◆ **Data provided**:
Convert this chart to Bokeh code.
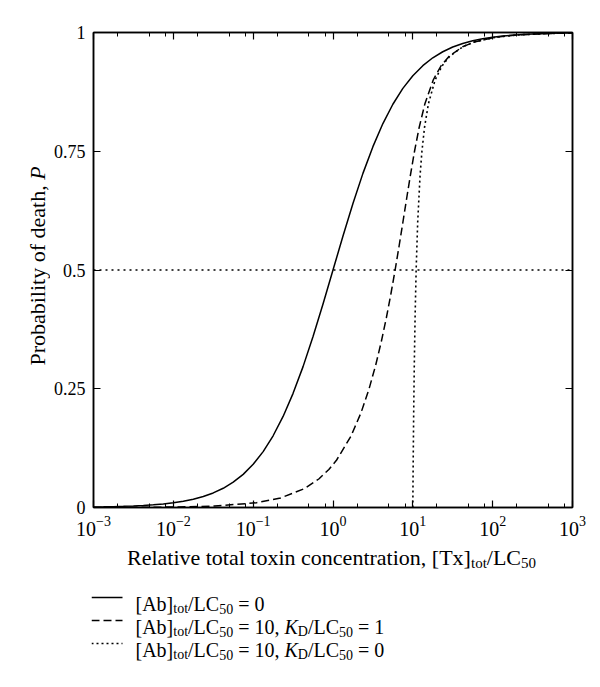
import numpy as np
from bokeh.plotting import figure
from bokeh.models import FixedTicker, LogAxis, LinearAxis, Span, Label, Range1d
from bokeh.layouts import column, row
from bokeh.embed import file_html
from bokeh.resources import INLINE

# ---------------- data ----------------
x_major_ticks = [1e-3, 1e-2, 1e-1, 1, 10, 100, 1000]
x_minor_ticks = [0.002, 0.005, 0.008, 0.02, 0.05, 0.08, 0.2, 0.5, 0.8,
                 2, 5, 8, 20, 50, 80, 200, 500, 800]
y_ticks = [0, 0.25, 0.5, 0.75, 1]
y_tick_labels = ["0", "0.25", "0.5", "0.75", "1"]

# [Ab]tot/LC50 = 0
tx_solid = [0.001, 0.001334, 0.001778, 0.002371, 0.003162, 0.004217, 0.005623, 0.007499,
            0.01, 0.01334, 0.01778, 0.02371, 0.03162, 0.04217, 0.05623, 0.07499,
            0.1, 0.1334, 0.1778, 0.2371, 0.3162, 0.4217, 0.5623, 0.7499,
            1, 1.334, 1.778, 2.371, 3.162, 4.217, 5.623, 7.499,
            10, 13.34, 17.78, 23.71, 31.62, 42.17, 56.23, 74.99,
            100, 133.4, 177.8, 237.1, 316.2, 421.7, 562.3, 749.9, 1000]
p_solid = [0.001, 0.00133, 0.00178, 0.00237, 0.00315, 0.0042, 0.00559, 0.00744,
           0.0099, 0.01316, 0.01747, 0.02316, 0.03065, 0.04046, 0.05324, 0.06976,
           0.0909, 0.1177, 0.151, 0.1917, 0.2403, 0.2966, 0.3599, 0.4285,
           0.5, 0.5715, 0.6401, 0.7034, 0.7597, 0.8083, 0.849, 0.8823,
           0.9091, 0.9302, 0.9468, 0.9595, 0.9694, 0.9768, 0.9825, 0.9868,
           0.9901, 0.9926, 0.9944, 0.9958, 0.9968, 0.9976, 0.9982, 0.9987, 0.999]

# [Ab]tot/LC50 = 10, KD/LC50 = 1
tx_dashed = [0.001, 0.0033, 0.011, 0.033, 0.1101, 0.2204, 0.4417, 0.6638, 0.887, 1.111,
             1.677, 2.25, 2.833, 3.429, 4.038, 4.667, 5.318, 6, 6.722, 7.5,
             8.357, 9.333, 10.5, 12, 14.17, 18, 22.59, 28.5, 42.03, 58.8,
             108.9, 209, 509, 1000]
p_dashed = [0.0000909, 0.0003, 0.001, 0.003, 0.01, 0.02, 0.04, 0.06, 0.08, 0.1,
            0.15, 0.2, 0.25, 0.3, 0.35, 0.4, 0.45, 0.5, 0.55, 0.6,
            0.65, 0.7, 0.75, 0.8, 0.85, 0.9, 0.93, 0.95, 0.97, 0.98,
            0.99, 0.995, 0.998, 0.999]

# [Ab]tot/LC50 = 10, KD/LC50 = 0
tx_dotted = [10, 10.02, 10.05, 10.11, 10.25, 10.43, 10.67, 11, 11.5, 12.33, 13,
             14, 15.67, 19, 23.29, 29, 42.33, 59, 109, 209, 509, 1000]
p_dotted = [0, 0.02, 0.05, 0.1, 0.2, 0.3, 0.4, 0.5, 0.6, 0.7, 0.75,
            0.8, 0.85, 0.9, 0.93, 0.95, 0.97, 0.98, 0.99, 0.995, 0.998, 0.999]

half_level = 0.5

# ---------------- style ----------------
SERIF = "Liberation Serif"
AX = 22       # axis label size
AX_SUB = 15
LEG = 20      # legend text size
LEG_SUB = 14
XTICK = 20
YTICK = 18
DOT_REF = "2 4"
DOT = "2 3"
DASH = "8 4"

# Times-compatible glyph widths (per 1000 em)
W = {' ': 250, '[': 333, ']': 333, 'A': 722, 'b': 500, 't': 278, 'o': 500, '/': 278,
     'L': 611, 'C': 667, '5': 500, '0': 500, '=': 564, '1': 500, ',': 250, 'T': 611,
     'x': 500, 'R': 667, 'e': 444, 'l': 278, 'a': 444, 'i': 278, 'v': 500, 'n': 500,
     'c': 444, 'r': 333, 'D': 722, 'P': 556, 'y': 500, 'f': 333, 'd': 500, 'h': 500,
     'K': 722}
W_IT = {'K': 667, 'P': 611}


def piece_width(text, kind, main, sub):
    size = sub if kind == "sub" else main
    table = W_IT if kind == "ital" else W
    return sum(table.get(ch, W.get(ch, 500)) for ch in text) * size / 1000.0


def total_width(pieces, main, sub):
    return sum(piece_width(t, k, main, sub) for t, k in pieces)


def draw_pieces(fig, x0, y0, pieces, main, sub):
    x = x0
    for text, kind in pieces:
        size = sub if kind == "sub" else main
        lead = len(text) - len(text.lstrip(' '))
        xs = x + lead * W[' '] * size / 1000.0
        dy = -5 if kind == "sub" else 0
        fig.add_layout(Label(x=xs, y=y0 + dy, text=text.strip(' '),
                             text_font=SERIF, text_font_size=f"{size}px",
                             text_font_style="italic" if kind == "ital" else "normal",
                             text_baseline="alphabetic", text_align="left",
                             text_color="black"))
        x += piece_width(text, kind, main, sub)


def bare(fig):
    fig.xaxis.visible = False
    fig.yaxis.visible = False
    fig.grid.visible = False
    fig.outline_line_color = None
    fig.background_fill_color = "white"
    fig.border_fill_color = "white"


YW = 50  # width of the y-label panel

# ---------------- main plot ----------------
p = figure(width=592 - YW, height=541, x_axis_type="log",
           x_range=Range1d(x_major_ticks[0], x_major_ticks[-1]),
           y_range=Range1d(y_ticks[0], y_ticks[-1]),
           output_backend="svg", toolbar_location=None,
           min_border_left=91 - YW, min_border_right=20, min_border_top=32, min_border_bottom=34)
p.grid.visible = False
p.outline_line_color = "black"
p.outline_line_width = 1.5
p.background_fill_color = "white"
p.border_fill_color = "white"

xt = FixedTicker(ticks=x_major_ticks, minor_ticks=x_minor_ticks)
yt = FixedTicker(ticks=y_ticks, minor_ticks=[])


def style_axis(ax, size):
    ax.axis_line_width = 1.5
    ax.axis_line_color = "black"
    ax.major_tick_in = 7
    ax.major_tick_out = 0
    ax.minor_tick_in = 4
    ax.minor_tick_out = 0
    ax.major_tick_line_width = 1.2
    ax.minor_tick_line_width = 1.0
    ax.major_tick_line_color = "black"
    ax.minor_tick_line_color = "black"
    ax.major_label_text_font = SERIF
    if size:
        ax.major_label_text_font_size = f"{size}px"
        ax.major_label_text_color = "black"
    else:
        ax.major_label_text_font_size = "1px"
        ax.major_label_text_color = None
        ax.major_label_standoff = 0


p.xaxis.ticker = xt
style_axis(p.xaxis[0], XTICK)
p.xaxis.major_label_standoff = 8

p.yaxis.ticker = yt
style_axis(p.yaxis[0], YTICK)
p.yaxis.major_label_standoff = 8
p.yaxis.major_label_overrides = {t: lab for t, lab in zip(y_ticks, y_tick_labels)}
p.yaxis.minor_tick_line_color = None

top = LogAxis(ticker=xt)
style_axis(top, None)
p.add_layout(top, "above")
right = LinearAxis(ticker=yt)
style_axis(right, None)
right.minor_tick_line_color = None
p.add_layout(right, "right")

p.add_layout(Span(location=half_level, dimension="width", line_color="black",
                  line_width=1.4, line_dash=DOT_REF))

p.line(tx_solid, p_solid, line_color="black", line_width=1.5)
p.line(tx_dashed, p_dashed, line_color="black", line_width=1.5, line_dash=DASH)
p.line(tx_dotted, p_dotted, line_color="black", line_width=1.6, line_dash=DOT)

# ---------------- y label panel ----------------
yfig = figure(width=YW, height=541, x_range=Range1d(0, YW),
              y_range=Range1d(y_ticks[0], y_ticks[-1]),
              output_backend="svg", toolbar_location=None,
              min_border_left=0, min_border_right=0, min_border_top=32, min_border_bottom=34)
bare(yfig)
y_main = "Probability of death,"
wm = piece_width(y_main, "main", AX, AX_SUB)
ws = piece_width(" ", "main", AX, AX_SUB)
wp = piece_width("P", "ital", AX, AX_SUB)
tot = wm + ws + wp
shift = 4
for text, style, off in [(y_main, "normal", -tot / 2 + shift),
                         ("P", "italic", -tot / 2 + wm + ws + shift)]:
    yfig.add_layout(Label(x=37, y=half_level, y_offset=off, text=text, angle=np.pi / 2,
                          text_font=SERIF, text_font_size=f"{AX}px", text_font_style=style,
                          text_baseline="alphabetic", text_align="left", text_color="black"))

# ---------------- x label + legend panel (screen-pixel coordinates) ----------------
LH = 146
L = figure(width=592, height=LH, x_range=Range1d(91, 572), y_range=Range1d(0, LH),
           output_backend="svg", toolbar_location=None,
           min_border_left=91, min_border_right=20, min_border_top=0, min_border_bottom=0)
bare(L)

xlab = [("Relative total toxin concentration, [Tx]", "main"), ("tot", "sub"),
        ("/LC", "main"), ("50", "sub")]
draw_pieces(L, 331 - total_width(xlab, AX, AX_SUB) / 2, 687 - 557, xlab, AX, AX_SUB)

rows = [
    ([("[Ab]", "main"), ("tot", "sub"), ("/LC", "main"), ("50", "sub"), (" = 0", "main")],
     None),
    ([("[Ab]", "main"), ("tot", "sub"), ("/LC", "main"), ("50", "sub"), (" = 10, ", "main"),
      ("K", "ital"), ("D", "sub"), ("/LC", "main"), ("50", "sub"), (" = 1", "main")], DASH),
    ([("[Ab]", "main"), ("tot", "sub"), ("/LC", "main"), ("50", "sub"), (" = 10, ", "main"),
      ("K", "ital"), ("D", "sub"), ("/LC", "main"), ("50", "sub"), (" = 0", "main")], "2 3"),
]
row_base = [603, 626, 649]
for (pieces, dash), yb in zip(rows, row_base):
    kw = dict(line_color="black", line_width=1.5)
    if dash:
        kw["line_dash"] = dash
    L.line([91, 122], [687 - yb + 6, 687 - yb + 6], **kw)
    draw_pieces(L, 135, 687 - yb, pieces, LEG, LEG_SUB)

layout = column(row(yfig, p), L)
open("out.html", "w").write(file_html(layout, INLINE))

◆ **What the exercise asks**: Leave the pictures out and please restate exactly the lines running from the start of the material through the one with "from bokeh.resources import INLINE".

◆ **Result**:
Convert this chart to Bokeh code.
import numpy as np
from bokeh.plotting import figure
from bokeh.models import FixedTicker, LogAxis, LinearAxis, Span, Label, Range1d
from bokeh.layouts import column, row
from bokeh.embed import file_html
from bokeh.resources import INLINE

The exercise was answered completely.